- Country: Ethiopia
- Region: Oromia
- Zone: East Hararghe
- Time zone: UTC+3 (EAT)

= Haro Maya (Aanaa) =

District in Oromia Region, Ethiopia

Haramaya (Aanaa Haroomaayaa) is one of the woreda in the East Hararghe zone, Oromia Region, Ethiopia. It is named from the Haramaya lake that found in this woreda. The word Haramaya originated from two Oromo words—Haroo and Maya. Haroo means lake and Maya means name of person, so Haramaya means the 'Lake of Maya.' Haramaya is bordered on the south by Kurfa Chele, on the west by Kersa, on the north by Dire Dawa, on the east by Kombolcha, and on the southeast by the Harari Region. The woreda has 33 rural keble and 4 administrative towns. Towns include Haramaya, Addele, Aweday and sharif kaled.

== Overview ==
The altitude of this district ranges from 1400 to 2340 meters above sea level; the highest points include Dof and Jeldo. The major river is the Amaresa; bodies of water include Lake Haro maya. A survey of the land in Haro Maya (released in 1995/96) shows that 36.1% is arable or cultivable, 2.3% pasture, 1.5% forest, and the remaining 60.1% is considered built-up, degraded or otherwise unusable. Khat, vegetables and fruits are important cash crops. Both Kombolcha and Haro Maya are major producers of vegetables for Djibouti.

An important local landmark is Haramaya University. G.W.B. Huntingford reports that two inscribed Islamic gravestones have been found near Bati which can be dated to AD 1000, and two more bear dates, one to A.H. 662 (AD 1263) and the other to A.H. 666 (AD 1267–1268). These indicate an early Muslim presence in the area.
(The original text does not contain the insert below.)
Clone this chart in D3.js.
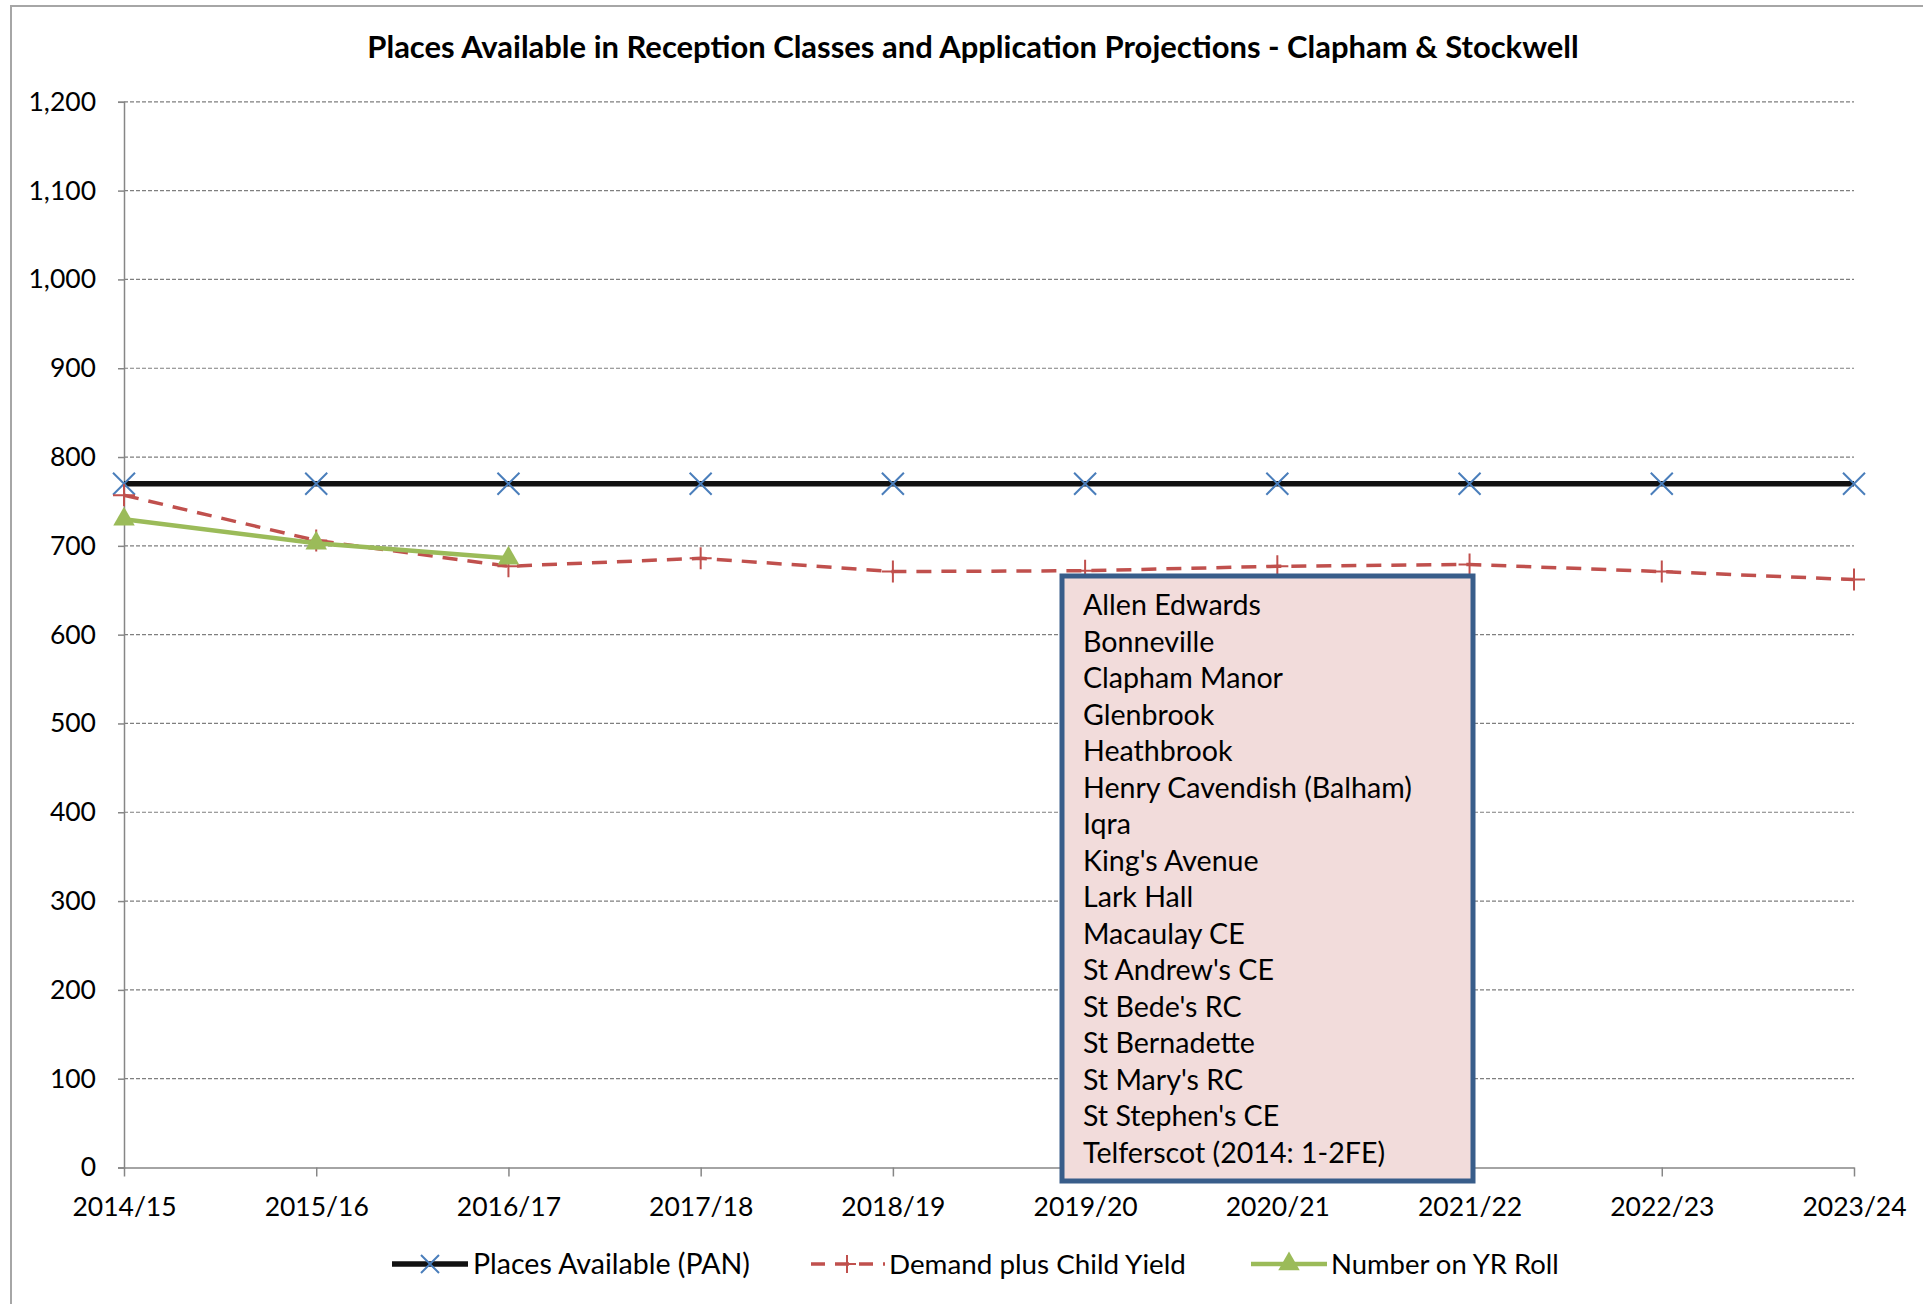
<!DOCTYPE html>
<html>
<head>
<meta charset="utf-8">
<script src="https://cdn.jsdelivr.net/npm/d3@7/dist/d3.min.js"></script>
<style>
  body { margin: 0; background: #fff; }
  svg { display: block; }
  text { font-family: Lato, "Open Sans", sans-serif; fill: #000; }
</style>
</head>
<body>
<svg id="chart" width="1923" height="1304"></svg>
<script>
// data
const years = ['2014/15', '2015/16', '2016/17', '2017/18', '2018/19',
  '2019/20', '2020/21', '2021/22', '2022/23', '2023/24'];
const pan = [770, 770, 770, 770, 770, 770, 770, 770, 770, 770];
const demand = [757, 706, 677, 686, 671, 672, 677, 679, 671, 662];
const yrRoll = [730, 703, 686];
const yTicks = [0, 100, 200, 300, 400, 500, 600, 700, 800, 900, 1000, 1100, 1200];
const schools = ['Allen Edwards', 'Bonneville', 'Clapham Manor', 'Glenbrook',
  'Heathbrook', 'Henry Cavendish (Balham)', 'Iqra', "King's Avenue", 'Lark Hall',
  'Macaulay CE', "St Andrew's CE", "St Bede's RC", 'St Bernadette',
  "St Mary's RC", "St Stephen's CE", 'Telferscot (2014: 1-2FE)'];
const seriesNames = ['Places Available (PAN)', 'Demand plus Child Yield', 'Number on YR Roll'];

const svg = d3.select('#chart');
const axisColor = '#868686';
const blue = '#4a7ebb', red = '#c0504d', green = '#9bbb59';

// scale a text's font so it spans a given width
function fit(sel, target) {
  let w = sel.node().getComputedTextLength();
  let fs = parseFloat(sel.attr('font-size'));
  return fs * target / w;
}

// outer chart frame
svg.append('path')
  .attr('d', 'M11,1304 V6 H1923')
  .attr('fill', 'none')
  .attr('stroke', '#a6a6a6')
  .attr('stroke-width', 2);

let x = d3.scalePoint().domain(years).range([124, 1854]).padding(0);
let y = d3.scaleLinear().domain([0, 1200]).range([1167.5, 101.8]);

// title
let title = svg.append('text')
  .attr('x', 973).attr('y', 58)
  .attr('text-anchor', 'middle')
  .attr('font-weight', 'bold')
  .attr('font-size', 24)
  .text('Places Available in Reception Classes and Application Projections - Clapham & Stockwell');
title.attr('font-size', fit(title, 1212));

// gridlines
svg.append('g')
  .selectAll('line')
  .data(yTicks.slice(1))
  .enter()
  .append('line')
  .attr('x1', 124).attr('x2', 1854)
  .attr('y1', d => y(d)).attr('y2', d => y(d))
  .attr('stroke', '#7f7f7f')
  .attr('stroke-width', 1.2)
  .attr('stroke-dasharray', '4,2');

// y axis
let yAxis = svg.append('g')
  .attr('transform', 'translate(124,0)')
  .call(d3.axisLeft(y).tickValues(yTicks).tickSize(6).tickPadding(22)
    .tickFormat(d3.format(',')));
yAxis.select('.domain').attr('stroke', axisColor).attr('stroke-width', 1.5);
yAxis.selectAll('.tick line').attr('stroke', axisColor).attr('stroke-width', 1.5);
yAxis.selectAll('.tick text')
  .attr('font-family', 'Lato, sans-serif')
  .attr('font-size', 26.5)
  .attr('fill', '#000');

// x axis
let xAxis = svg.append('g')
  .attr('transform', 'translate(0,' + y(0) + ')')
  .call(d3.axisBottom(x).tickSize(9).tickPadding(21).tickSizeOuter(0));
xAxis.select('.domain').attr('stroke', axisColor).attr('stroke-width', 1.5);
xAxis.selectAll('.tick line').attr('stroke', axisColor).attr('stroke-width', 1.5);
xAxis.selectAll('.tick text')
  .attr('font-family', 'Lato, sans-serif')
  .attr('font-size', 26.5)
  .attr('fill', '#000');

// marker paths
function xMark(s) {
  return 'M' + -s + ',' + -s + 'L' + s + ',' + s + 'M' + -s + ',' + s + 'L' + s + ',' + -s;
}
function plusMark(s) {
  return 'M' + -s + ',0H' + s + 'M0,' + -s + 'V' + s;
}
let tri = d3.symbol().type(d3.symbolTriangle).size(200);

let line = d3.line()
  .x((d, i) => x(years[i]))
  .y(d => y(d));

// PAN line
svg.append('path')
  .datum(pan)
  .attr('d', line)
  .attr('fill', 'none')
  .attr('stroke', '#111')
  .attr('stroke-width', 5.5);

svg.append('g')
  .selectAll('path')
  .data(pan)
  .enter()
  .append('path')
  .attr('transform', (d, i) => 'translate(' + x(years[i]) + ',' + y(d) + ')')
  .attr('d', xMark(11))
  .attr('stroke', blue)
  .attr('stroke-width', 2)
  .attr('fill', 'none');

// demand line
svg.append('path')
  .datum(demand)
  .attr('d', line)
  .attr('fill', 'none')
  .attr('stroke', red)
  .attr('stroke-width', 3.5)
  .attr('stroke-dasharray', '15,10');

svg.append('g')
  .selectAll('path')
  .data(demand)
  .enter()
  .append('path')
  .attr('transform', (d, i) => 'translate(' + x(years[i]) + ',' + y(d) + ')')
  .attr('d', plusMark(11))
  .attr('stroke', red)
  .attr('stroke-width', 2)
  .attr('fill', 'none');

// YR roll line
svg.append('path')
  .datum(yrRoll)
  .attr('d', line)
  .attr('fill', 'none')
  .attr('stroke', green)
  .attr('stroke-width', 4.5);

svg.append('g')
  .selectAll('path')
  .data(yrRoll)
  .enter()
  .append('path')
  .attr('transform', (d, i) => 'translate(' + x(years[i]) + ',' + y(d) + ')')
  .attr('d', tri)
  .attr('fill', green);

// school list box
let box = svg.append('g');
box.append('rect')
  .attr('x', 1062).attr('y', 576)
  .attr('width', 411).attr('height', 605)
  .attr('fill', '#f2dcdb')
  .attr('stroke', '#385d8a')
  .attr('stroke-width', 5);

let boxText = box.selectAll('text')
  .data(schools)
  .enter()
  .append('text')
  .attr('x', 1083)
  .attr('y', (d, i) => 605 + i * 36.5)
  .attr('dy', '0.35em')
  .attr('font-size', 26)
  .text(d => d);
let boxFs = fit(boxText.filter((d, i) => i === 5), 329);
boxText.attr('font-size', boxFs);

// legend
let legendX = [
  { lx: 392, tx: 473, w: 277 },
  { lx: 809, tx: 889, w: 297 },
  { lx: 1251, tx: 1331, w: 228 }
];
let legendY = 1264;
let legend = svg.append('g');

legend.append('line')
  .attr('x1', legendX[0].lx).attr('x2', legendX[0].lx + 76)
  .attr('y1', legendY).attr('y2', legendY)
  .attr('stroke', '#111').attr('stroke-width', 5.5);
legend.append('path')
  .attr('transform', 'translate(' + (legendX[0].lx + 38) + ',' + legendY + ')')
  .attr('d', xMark(9))
  .attr('stroke', blue).attr('stroke-width', 2).attr('fill', 'none');

legend.append('line')
  .attr('x1', legendX[1].lx).attr('x2', legendX[1].lx + 76)
  .attr('y1', legendY).attr('y2', legendY)
  .attr('stroke', red).attr('stroke-width', 3.5)
  .attr('stroke-dasharray', '14,10')
  .attr('stroke-dashoffset', -2);
legend.append('path')
  .attr('transform', 'translate(' + (legendX[1].lx + 38) + ',' + legendY + ')')
  .attr('d', plusMark(9))
  .attr('stroke', red).attr('stroke-width', 2).attr('fill', 'none');

legend.append('line')
  .attr('x1', legendX[2].lx).attr('x2', legendX[2].lx + 76)
  .attr('y1', legendY).attr('y2', legendY)
  .attr('stroke', green).attr('stroke-width', 4.5);
legend.append('path')
  .attr('transform', 'translate(' + (legendX[2].lx + 38) + ',' + legendY + ')')
  .attr('d', tri)
  .attr('fill', green);

let legendText = legend.selectAll('text')
  .data(seriesNames)
  .enter()
  .append('text')
  .attr('x', (d, i) => legendX[i].tx)
  .attr('y', legendY)
  .attr('dy', '0.35em')
  .attr('font-size', 26)
  .text(d => d);
legendText.each(function(d, i) {
  let t = d3.select(this);
  t.attr('font-size', fit(t, legendX[i].w));
});
</script>
</body>
</html>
Industry in the district includes 1 wheat flour milling machine, 34 grain mills and 2 metal works employing 100 people, as well as 2335 registered businesses including wholesalers, retailers and service providers. There were 33 Farmers Associations with 34,422 members and 5 Farmers Service Cooperatives with 331 members. Haro Maya has 35 kilometers of gravel and 83 of dry-weather road, for an average road density of 214.5 kilometers per 1000 square kilometers. About 9.2% of the rural and 17% of the urban population have access to drinking water.

== Demographics ==
The 2007 national census reported a total population for this district of 271,018, of whom 138,282 were men and 132,736 were women; 50,032 or 18.46% of its population were urban dwellers. The majority of the inhabitants said they were Muslim, with 96.66% of the population reporting they observed this belief, while 2.7% of the population practised Ethiopian Orthodox Christianity.

Based on figures published by the Central Statistical Agency in 2005, this district has an estimated total population of 236,601, of whom 116,466 are men and 120,135 are women; 33,263 or 14.06% of its population are urban dwellers, which is greater than the Zone average of 6.9%. With an estimated area of 550 square kilometers, Haro Maya has an estimated population density of 430.2 people per square kilometer, which is greater than the Zone average of 102.6.

The 1994 national census reported a total population for this district of 166,597, of whom 84,737 were men and 81,860 women; 18,582 or 11.15% of its population were urban dwellers at the time. (This total also includes an estimate for the inhabitants of one rural kebele, which was not counted; it was estimated to have 19,337 inhabitants, of whom 9,571 were men and 9,766 women.) The two largest ethnic groups reported in Haro Maya were the Oromo (96.04%), and the Amhara (3.12%); all other ethnic groups made up 0.84% of the population. Oromo was spoken as a first language by 95.82%, and 3.62% spoke Amharic; the remaining 0.56% spoke all other primary languages reported. The majority of the inhabitants were Muslim, with 95.82% of the population having reported they practiced that belief, while 3.71% of the population said they professed Ethiopian Orthodox Christianity.

== Notes ==

The name Haro Maaya is an Oromo word that combine Haroo and maaya. Haroo means in English Lake Mayaa is the name of Person in Oromia.
so Haromaya is The lake of mayaa ok not alemhaya the correct word is Haromaaya.